▶ _SET PROBLEM_: Up to and including the line with "(trileft) -- cycle;", write out the listing from its first line, minus the pictures.

━━━━━ DATA LINES

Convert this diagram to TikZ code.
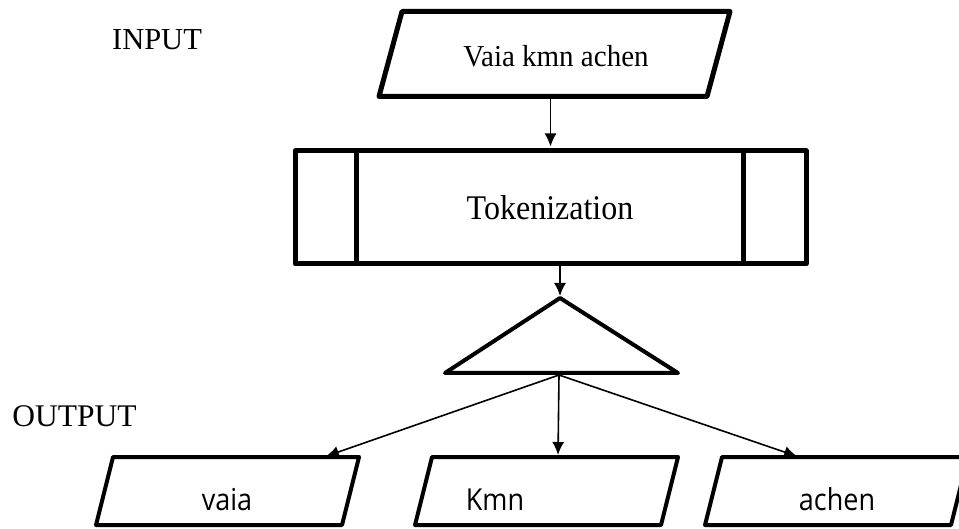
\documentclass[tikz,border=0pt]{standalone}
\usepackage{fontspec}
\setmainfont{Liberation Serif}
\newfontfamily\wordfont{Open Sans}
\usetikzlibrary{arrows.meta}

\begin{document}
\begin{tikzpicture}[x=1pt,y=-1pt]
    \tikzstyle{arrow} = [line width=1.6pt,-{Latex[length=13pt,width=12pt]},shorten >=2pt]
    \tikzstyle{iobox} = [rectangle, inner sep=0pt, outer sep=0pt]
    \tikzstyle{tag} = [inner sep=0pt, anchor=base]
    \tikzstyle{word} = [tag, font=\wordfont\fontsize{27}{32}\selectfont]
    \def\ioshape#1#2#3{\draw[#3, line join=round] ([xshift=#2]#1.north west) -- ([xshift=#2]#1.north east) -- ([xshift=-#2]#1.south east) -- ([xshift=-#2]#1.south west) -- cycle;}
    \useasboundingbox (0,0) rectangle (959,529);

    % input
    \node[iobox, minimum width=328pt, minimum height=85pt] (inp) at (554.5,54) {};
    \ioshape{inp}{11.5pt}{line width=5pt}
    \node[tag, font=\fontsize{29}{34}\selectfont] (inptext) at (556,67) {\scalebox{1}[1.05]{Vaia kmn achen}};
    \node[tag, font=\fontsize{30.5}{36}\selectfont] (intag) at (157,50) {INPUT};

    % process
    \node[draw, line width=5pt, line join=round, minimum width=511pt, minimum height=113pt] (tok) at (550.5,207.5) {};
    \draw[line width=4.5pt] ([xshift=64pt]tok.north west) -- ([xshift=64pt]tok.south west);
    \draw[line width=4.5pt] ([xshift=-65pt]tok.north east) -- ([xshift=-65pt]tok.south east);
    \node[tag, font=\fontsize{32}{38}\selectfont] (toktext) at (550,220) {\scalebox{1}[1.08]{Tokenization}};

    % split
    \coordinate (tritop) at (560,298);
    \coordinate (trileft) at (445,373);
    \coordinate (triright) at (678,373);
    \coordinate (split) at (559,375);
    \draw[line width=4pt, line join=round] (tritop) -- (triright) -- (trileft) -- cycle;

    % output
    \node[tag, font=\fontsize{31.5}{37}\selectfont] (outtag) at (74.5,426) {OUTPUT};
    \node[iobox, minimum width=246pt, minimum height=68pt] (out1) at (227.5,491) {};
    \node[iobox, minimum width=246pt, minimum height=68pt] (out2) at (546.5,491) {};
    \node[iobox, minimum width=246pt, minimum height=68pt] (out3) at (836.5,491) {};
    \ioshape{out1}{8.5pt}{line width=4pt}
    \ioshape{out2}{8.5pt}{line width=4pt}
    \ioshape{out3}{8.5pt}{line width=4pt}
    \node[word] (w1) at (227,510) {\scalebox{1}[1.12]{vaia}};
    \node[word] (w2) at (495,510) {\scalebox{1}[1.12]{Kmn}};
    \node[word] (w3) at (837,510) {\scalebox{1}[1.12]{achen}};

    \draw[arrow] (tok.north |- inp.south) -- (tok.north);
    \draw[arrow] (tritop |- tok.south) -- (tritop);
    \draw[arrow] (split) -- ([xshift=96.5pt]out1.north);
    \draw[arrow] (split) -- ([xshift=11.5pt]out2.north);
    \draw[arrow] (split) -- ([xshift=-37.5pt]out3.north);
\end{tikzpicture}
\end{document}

━━━━━━━━━━

▶ _TASK ANSWER_:
Convert this diagram to TikZ code.
\documentclass[tikz,border=0pt]{standalone}
\usepackage{fontspec}
\setmainfont{Liberation Serif}
\newfontfamily\wordfont{Open Sans}
\usetikzlibrary{arrows.meta}

\begin{document}
\begin{tikzpicture}[x=1pt,y=-1pt]
    \tikzstyle{arrow} = [line width=1.6pt,-{Latex[length=13pt,width=12pt]},shorten >=2pt]
    \tikzstyle{iobox} = [rectangle, inner sep=0pt, outer sep=0pt]
    \tikzstyle{tag} = [inner sep=0pt, anchor=base]
    \tikzstyle{word} = [tag, font=\wordfont\fontsize{27}{32}\selectfont]
    \def\ioshape#1#2#3{\draw[#3, line join=round] ([xshift=#2]#1.north west) -- ([xshift=#2]#1.north east) -- ([xshift=-#2]#1.south east) -- ([xshift=-#2]#1.south west) -- cycle;}
    \useasboundingbox (0,0) rectangle (959,529);

    % input
    \node[iobox, minimum width=328pt, minimum height=85pt] (inp) at (554.5,54) {};
    \ioshape{inp}{11.5pt}{line width=5pt}
    \node[tag, font=\fontsize{29}{34}\selectfont] (inptext) at (556,67) {\scalebox{1}[1.05]{Vaia kmn achen}};
    \node[tag, font=\fontsize{30.5}{36}\selectfont] (intag) at (157,50) {INPUT};

    % process
    \node[draw, line width=5pt, line join=round, minimum width=511pt, minimum height=113pt] (tok) at (550.5,207.5) {};
    \draw[line width=4.5pt] ([xshift=64pt]tok.north west) -- ([xshift=64pt]tok.south west);
    \draw[line width=4.5pt] ([xshift=-65pt]tok.north east) -- ([xshift=-65pt]tok.south east);
    \node[tag, font=\fontsize{32}{38}\selectfont] (toktext) at (550,220) {\scalebox{1}[1.08]{Tokenization}};

    % split
    \coordinate (tritop) at (560,298);
    \coordinate (trileft) at (445,373);
    \coordinate (triright) at (678,373);
    \coordinate (split) at (559,375);
    \draw[line width=4pt, line join=round] (tritop) -- (triright) -- (trileft) -- cycle;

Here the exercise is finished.